Das ist genau die Mischung aus europäischem Autorenfilm, avanciertem Weltkino, US-Underground und etablierten US-Filmemachern, die man sich von einem A-Festival wünscht – beinahe so etwas wie ein feuchter Traum von einem Filmfestival.

Und damit nicht genug: In den Nebenreihen und außer Konkurrenz findet sich vieles, was neugierig macht und freudig stimmt – etwa ein neuer Film des unermüdlichen Portugiesen Manoel de Oliveira, der, obwohl er 103 Jahre alt ist, betörende Filme dreht.

Oder die am Stück präsentierte Fernsehserie „Shokuzai“ („Penance“) von Kiyoshi Kurosawa, einem japanischen Regisseur, der mit „Pulse“ Maßstäbe für zeitgenössisches Geisterkino setzte, zudem ein Dokumentarfilm von Spike Lee über Michael Jackson und dessen Album „Bad“. Aus Deutschland kommt ein Filmdebüt, „Du hast es versprochen“, von der Regisseurin Alex Schmidt, eine Mischung aus Psychothriller und Horrorfilm, das bei den „Midnight Movies“ laufen wird.

Und wer sagt, dass 80-Jährige nicht mir der Zeit gehen?
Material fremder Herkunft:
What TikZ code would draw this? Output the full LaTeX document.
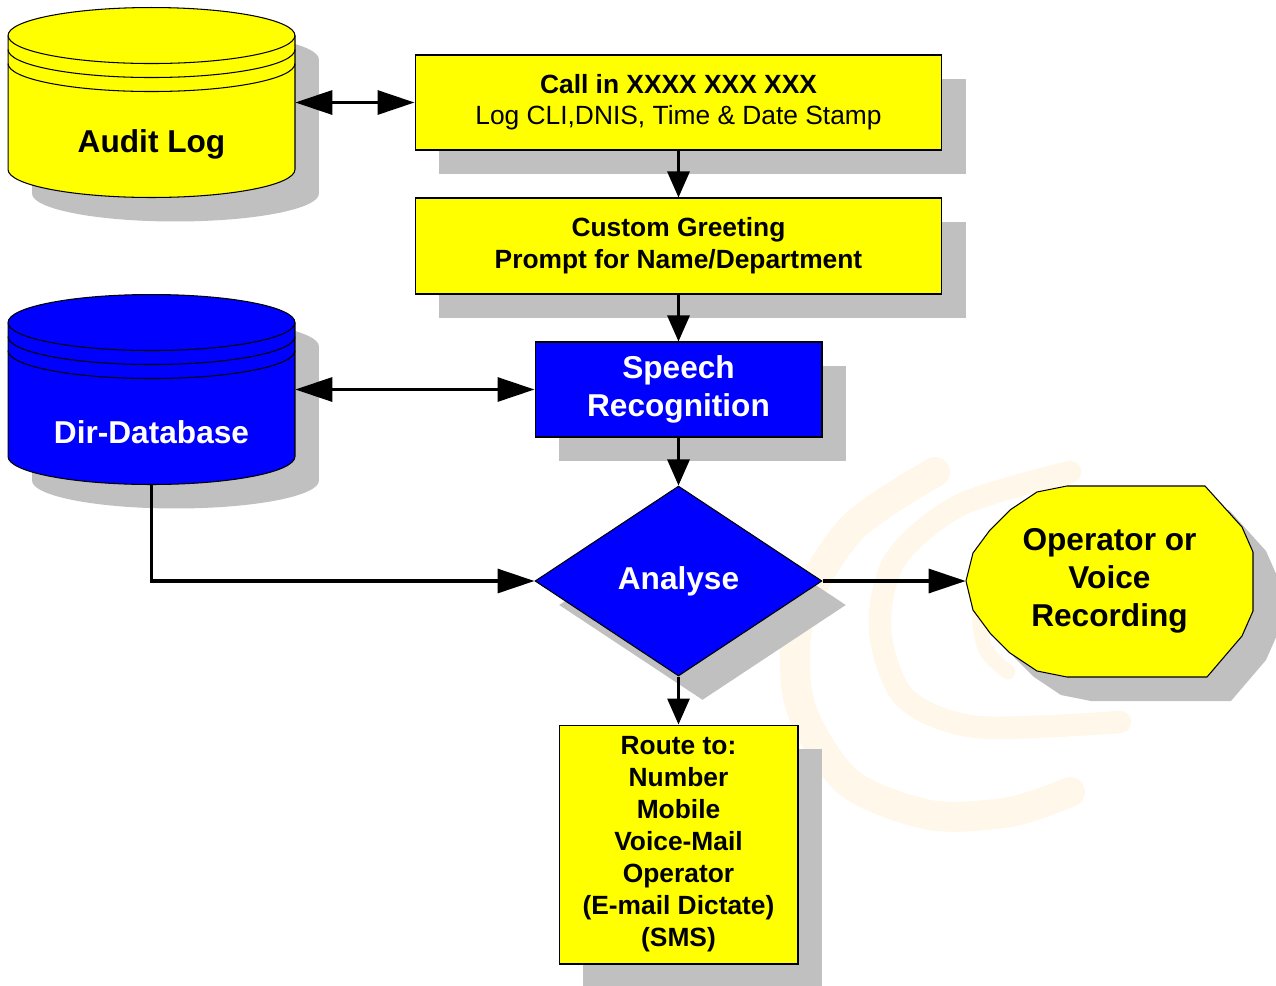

Für all die, die nicht nach Venedig reisen können, bietet das Festival erstmals die Möglichkeit, ausgewählte Filme aus der Orizzonti-Sektion als Stream zu sehen, und zwar jeweils in den 24 Stunden, die auf die offizielle Premiere folgen. Für 4,20 Euro pro Langfilm oder Kurzfilmprogramm sind Sie dabei.